> _EXERCISE OBJECTIVE_: Exactly retype the lines from the top of the data through the line containing "from matplotlib.colors import", leaving out every picture.

┌────────

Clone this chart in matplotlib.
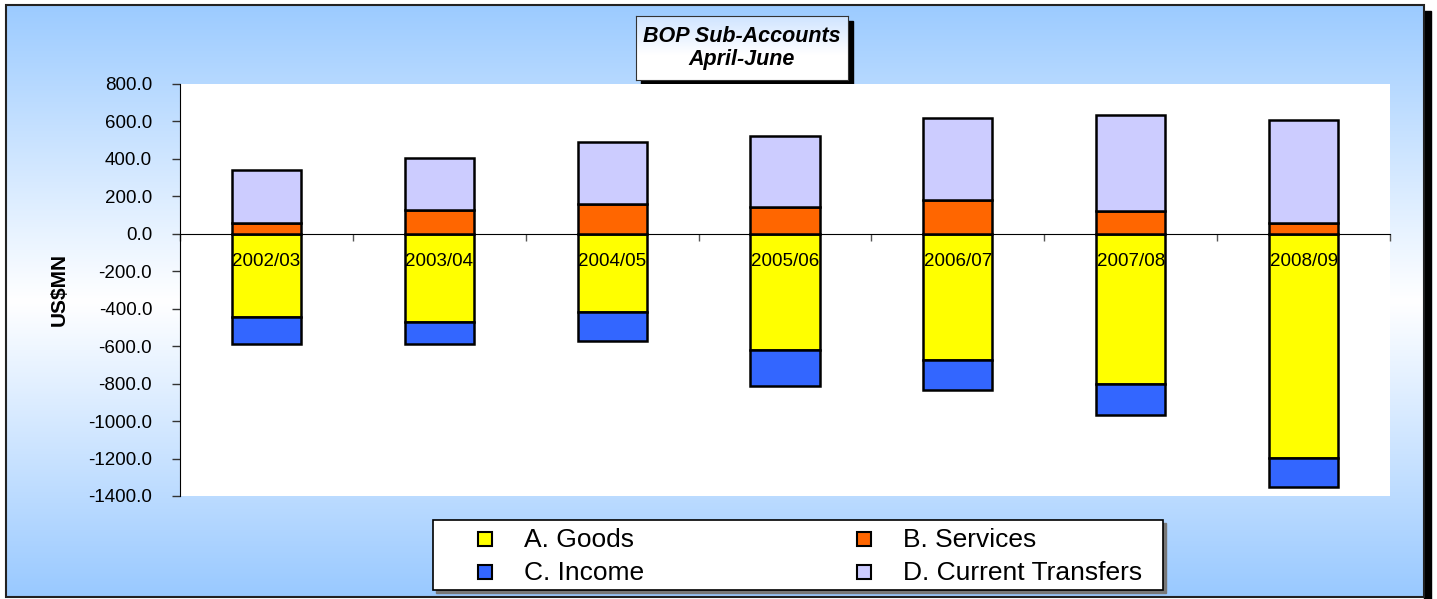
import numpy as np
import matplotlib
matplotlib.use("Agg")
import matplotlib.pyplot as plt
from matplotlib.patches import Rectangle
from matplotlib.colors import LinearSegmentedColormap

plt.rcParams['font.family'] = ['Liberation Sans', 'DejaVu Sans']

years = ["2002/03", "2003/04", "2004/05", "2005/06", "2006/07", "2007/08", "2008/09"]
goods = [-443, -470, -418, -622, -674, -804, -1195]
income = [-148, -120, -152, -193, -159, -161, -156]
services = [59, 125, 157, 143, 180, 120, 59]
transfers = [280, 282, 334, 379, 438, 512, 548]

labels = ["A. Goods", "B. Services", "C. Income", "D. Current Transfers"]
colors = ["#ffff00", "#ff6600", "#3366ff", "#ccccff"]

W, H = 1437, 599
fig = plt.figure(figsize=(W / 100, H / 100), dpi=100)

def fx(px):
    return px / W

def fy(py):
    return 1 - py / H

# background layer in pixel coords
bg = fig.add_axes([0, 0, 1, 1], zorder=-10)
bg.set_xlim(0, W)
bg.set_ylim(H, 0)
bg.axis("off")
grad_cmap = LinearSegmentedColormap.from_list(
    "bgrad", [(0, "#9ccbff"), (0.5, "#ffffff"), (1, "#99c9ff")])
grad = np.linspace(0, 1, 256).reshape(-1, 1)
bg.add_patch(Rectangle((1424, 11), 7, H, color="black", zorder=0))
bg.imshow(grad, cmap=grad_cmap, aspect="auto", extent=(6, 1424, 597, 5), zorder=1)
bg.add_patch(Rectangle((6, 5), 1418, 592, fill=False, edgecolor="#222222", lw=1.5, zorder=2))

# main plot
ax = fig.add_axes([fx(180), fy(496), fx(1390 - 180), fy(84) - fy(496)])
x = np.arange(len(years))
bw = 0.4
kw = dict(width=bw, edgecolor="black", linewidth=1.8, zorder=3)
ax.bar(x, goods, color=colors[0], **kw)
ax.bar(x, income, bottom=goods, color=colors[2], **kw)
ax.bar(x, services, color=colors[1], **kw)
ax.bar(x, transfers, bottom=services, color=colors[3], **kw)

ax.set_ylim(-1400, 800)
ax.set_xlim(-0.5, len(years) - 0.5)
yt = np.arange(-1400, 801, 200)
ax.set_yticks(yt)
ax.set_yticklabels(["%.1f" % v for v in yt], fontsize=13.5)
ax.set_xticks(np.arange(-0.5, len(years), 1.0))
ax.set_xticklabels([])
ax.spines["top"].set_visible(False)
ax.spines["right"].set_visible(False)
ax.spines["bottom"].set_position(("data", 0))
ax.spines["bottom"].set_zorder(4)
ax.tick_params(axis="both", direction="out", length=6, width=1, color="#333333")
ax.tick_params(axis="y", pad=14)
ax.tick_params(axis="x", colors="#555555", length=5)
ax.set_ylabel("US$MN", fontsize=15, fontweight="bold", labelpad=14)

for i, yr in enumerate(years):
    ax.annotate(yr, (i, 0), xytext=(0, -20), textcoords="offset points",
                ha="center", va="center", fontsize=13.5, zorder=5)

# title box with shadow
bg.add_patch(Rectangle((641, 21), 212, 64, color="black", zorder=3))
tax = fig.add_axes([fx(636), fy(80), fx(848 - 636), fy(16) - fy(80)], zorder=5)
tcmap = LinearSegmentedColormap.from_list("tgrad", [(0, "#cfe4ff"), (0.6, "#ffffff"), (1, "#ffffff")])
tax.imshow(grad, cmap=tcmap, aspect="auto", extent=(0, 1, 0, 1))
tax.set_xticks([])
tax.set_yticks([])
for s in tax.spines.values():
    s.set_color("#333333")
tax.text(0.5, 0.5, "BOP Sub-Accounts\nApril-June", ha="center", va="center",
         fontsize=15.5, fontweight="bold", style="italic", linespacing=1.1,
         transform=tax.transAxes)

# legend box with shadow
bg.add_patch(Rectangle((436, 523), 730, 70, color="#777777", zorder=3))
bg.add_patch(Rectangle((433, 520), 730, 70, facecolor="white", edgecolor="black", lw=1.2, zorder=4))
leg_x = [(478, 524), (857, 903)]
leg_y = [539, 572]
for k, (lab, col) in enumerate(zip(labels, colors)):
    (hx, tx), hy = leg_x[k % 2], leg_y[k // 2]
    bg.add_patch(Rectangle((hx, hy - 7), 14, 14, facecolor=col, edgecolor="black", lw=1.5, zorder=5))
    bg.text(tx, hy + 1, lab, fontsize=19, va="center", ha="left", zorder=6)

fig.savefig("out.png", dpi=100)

└────────

> _EXERCISE ANSWER_:
Clone this chart in matplotlib.
import numpy as np
import matplotlib
matplotlib.use("Agg")
import matplotlib.pyplot as plt
from matplotlib.patches import Rectangle
from matplotlib.colors import LinearSegmentedColormap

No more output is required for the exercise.